Quotulatiousness

March 19, 2021

QotD: English food

Filed under: Britain, Economics, Food, History, Quotations — Tags: , , — Nicholas @ 01:00

For someone who remembers the old days, the food is the most startling thing about modern England. English food used to be deservedly famous for its awfulness — greasy fish and chips, gelatinous pork pies, and dishwater coffee. Now it is not only easy to do much better, but traditionally terrible English meals have even become hard to find. What happened?

Maybe the first question is how English cooking got to be so bad in the first place. A good guess is that the country’s early industrialization and urbanization was the culprit. Millions of people moved rapidly off the land and away from access to traditional ingredients. Worse, they did so at a time when the technology of urban food supply was still primitive: Victorian London already had well over a million people, but most of its food came in by horse-drawn barge. And so ordinary people, and even the middle classes, were forced into a cuisine based on canned goods (mushy peas!), preserved meats (hence those pies), and root vegetables that didn’t need refrigeration (e.g. potatoes, which explain the chips).

But why did the food stay so bad after refrigerated railroad cars and ships, frozen foods (better than canned, anyway), and eventually air-freight deliveries of fresh fish and vegetables had become available? Now we’re talking about economics — and about the limits of conventional economic theory. For the answer is surely that by the time it became possible for urban Britons to eat decently, they no longer knew the difference. The appreciation of good food is, quite literally, an acquired taste — but because your typical Englishman, circa, say, 1975, had never had a really good meal, he didn’t demand one. And because consumers didn’t demand good food, they didn’t get it. Even then there were surely some people who would have liked better, just not enough to provide a critical mass.

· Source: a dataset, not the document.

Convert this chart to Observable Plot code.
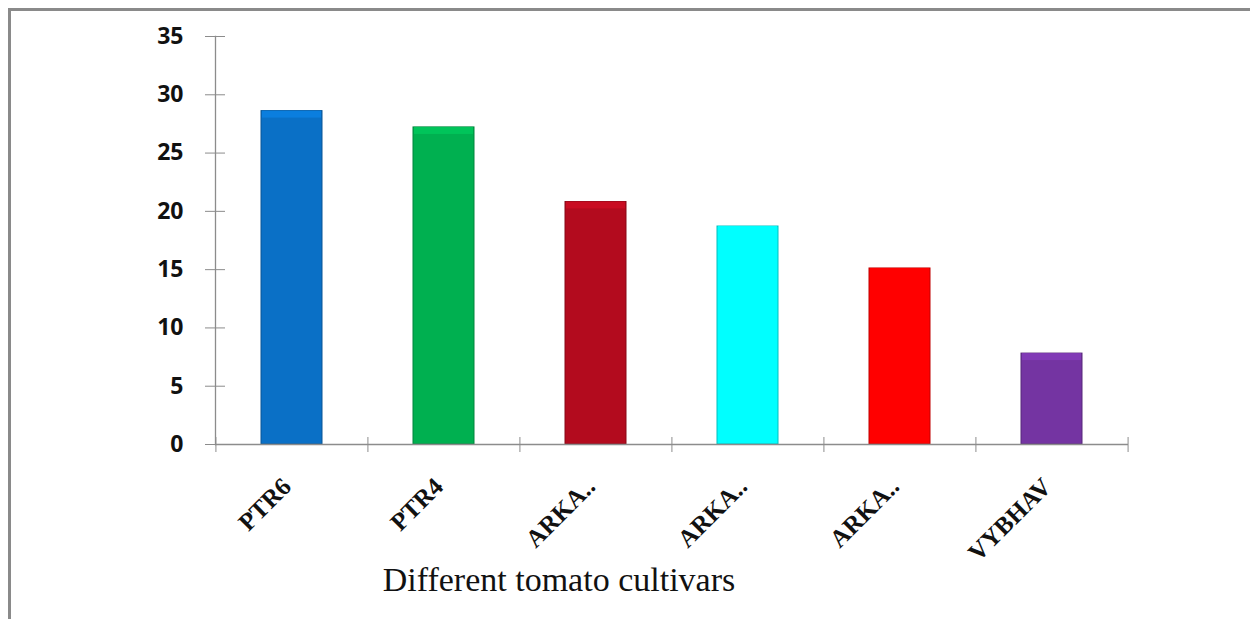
<!DOCTYPE html>
<html><head><meta charset="utf-8">
<script src="https://cdn.jsdelivr.net/npm/d3@7"></script>
<script src="https://cdn.jsdelivr.net/npm/@observablehq/plot@0.6"></script>
<style>
body{margin:0;background:#fff;}
#wrap{position:relative;width:1250px;height:619px;overflow:hidden;background:#fff;}
#frame{position:absolute;left:8px;top:8px;right:-10px;bottom:-10px;border-top:3px solid #8a8a8a;border-left:3px solid #8a8a8a;pointer-events:none;}
#title{position:absolute;left:0;width:1118px;top:561px;text-align:center;font-family:"Liberation Serif","Times New Roman",serif;font-size:34px;color:#111;}
#chart{position:absolute;left:0;top:0;}
</style></head>
<body>
<div id="wrap"><div id="chart"></div><div id="frame"></div><div id="title">Different tomato cultivars</div></div>
<script>
const cultivars = ["PTR6", "PTR4", "ARKA-1", "ARKA-2", "ARKA-3", "VYBHAV"];
const tickLabels = ["PTR6", "PTR4", "ARKA..", "ARKA..", "ARKA..", "VYBHAV"];
const values = [28.6, 27.2, 20.8, 18.7, 15.1, 7.8];
const colors = ["#0A70C6", "#00B050", "#B30B1E", "#00FFFF", "#FF0000", "#7434A2"];
const yTicks = [0, 5, 10, 15, 20, 25, 30, 35];

const W = 1250, H = 619, mL = 215, mR = 122, mT = 36, mB = 175;
const step = (W - mL - mR) / cultivars.length;
const data = cultivars.map((c, i) => ({c, v: values[i], col: colors[i]}));
const axisGray = "#8c8c8c";
const blank = () => "";

const plot = Plot.plot({
  width: W, height: H,
  marginLeft: mL, marginRight: mR, marginTop: mT, marginBottom: mB,
  style: {background: "transparent"},
  x: {domain: cultivars, paddingInner: 0.6, paddingOuter: 0.3, axis: null, label: null},
  y: {domain: [0, 35], axis: null, label: null},
  marks: [
    Plot.barY(data, {x: "c", y: "v", fill: "col",
      stroke: d => d3.color(d.col).darker(0.8).formatHex(), strokeWidth: 1}),
    Plot.barY(data, {x: "c", y1: "v", y2: "v", insetBottom: -7, insetLeft: 1, insetRight: 1,
      fill: d => d3.color(d.col).brighter(0.35).formatHex(), fillOpacity: 0.9}),
    Plot.ruleY([0], {stroke: axisGray, strokeWidth: 1.3}),
    Plot.frame({anchor: "left", stroke: axisGray, strokeWidth: 1.3}),
    Plot.axisY({ticks: yTicks, tickSize: 20, dx: 10, stroke: axisGray, tickFormat: blank, label: null}),
    Plot.axisY({ticks: yTicks, tickSize: 0, tickPadding: 32, fontSize: 23, fontWeight: 700,
      fontFamily: "Open Sans", fill: "#111", label: null}),
    Plot.axisX({ticks: cultivars, tickSize: 15, dx: -step / 2, dy: -7, stroke: axisGray, tickFormat: blank, label: null}),
    Plot.axisX({ticks: [cultivars[cultivars.length - 1]], tickSize: 15, dx: step / 2, dy: -7, stroke: axisGray, tickFormat: blank, label: null}),
    Plot.axisX({ticks: cultivars, tickSize: 0, tickRotate: -45, tickPadding: 34, dx: -5, dy: 4,
      tickFormat: d => tickLabels[cultivars.indexOf(d)], label: null,
      fontSize: 25, fontWeight: 700, fontFamily: "Liberation Serif", fill: "#111"})
  ]
});
document.getElementById("chart").appendChild(plot);
</script>
</body></html>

And then things changed. Partly this may have been the result of immigration. (Although earlier waves of immigrants simply adapted to English standards — I remember visiting one fairly expensive London Italian restaurant in 1983 that advised diners to call in advance if they wanted their pasta freshly cooked.) Growing affluence and the overseas vacations it made possible may have been more important — how can you keep them eating bangers once they’ve had foie gras? But at a certain point the process became self-reinforcing: Enough people knew what good food tasted like that stores and restaurants began providing it — and that allowed even more people to acquire civilized taste buds.

Paul Krugman, “Supply, Demand, and English Food”, https://web.mit.edu/krugman/www/mushy.html.

1 Comment

  1. As Vann Boseman pointed out on MeWe,

    While this may be true, it doesn’t fully take into account what Great Britain may have become. It is widely reported even now that Great Britain has the best Indian Restaurants in the world and its probably not even close. I love good Indian food. Otherwise, it is probably great as well, except for the traditional food, which is probably mostly, but not completely awful. If things were different as far as security and the decline of society that the British people allowed, I would crave to go there on a food holiday.

    I responded

    You’re probably right about the Indian/Pakistani/Bangladeshi/Nepali restaurants in the UK these days … the best Indian food I’ve ever eaten was over there, but that’s not what he’s considering. I think he’s correct in pinpointing just when English food deviated from food in the rest of Europe, but he misses [or underestimates] a few key issues that helped keep the English in that food hell. First is the effects of the First and Second World Wars, the Great Depression in between, and then the dire economic straits that Britain was in for at least a decade after the end of WW2. British wartime food rationing lasted nearly ten years after the war was over, and imported food was highly taxed and difficult to find. Britain only really began to recover economically in the late 1950s … and by the 1970s cheap package holiday trips to sunnier parts of Europe started to be available even to working-class Brits. Exposure to even mediocre Spanish, Portuguese or Italian food must have played a significant part in creating new demands for those foods back home.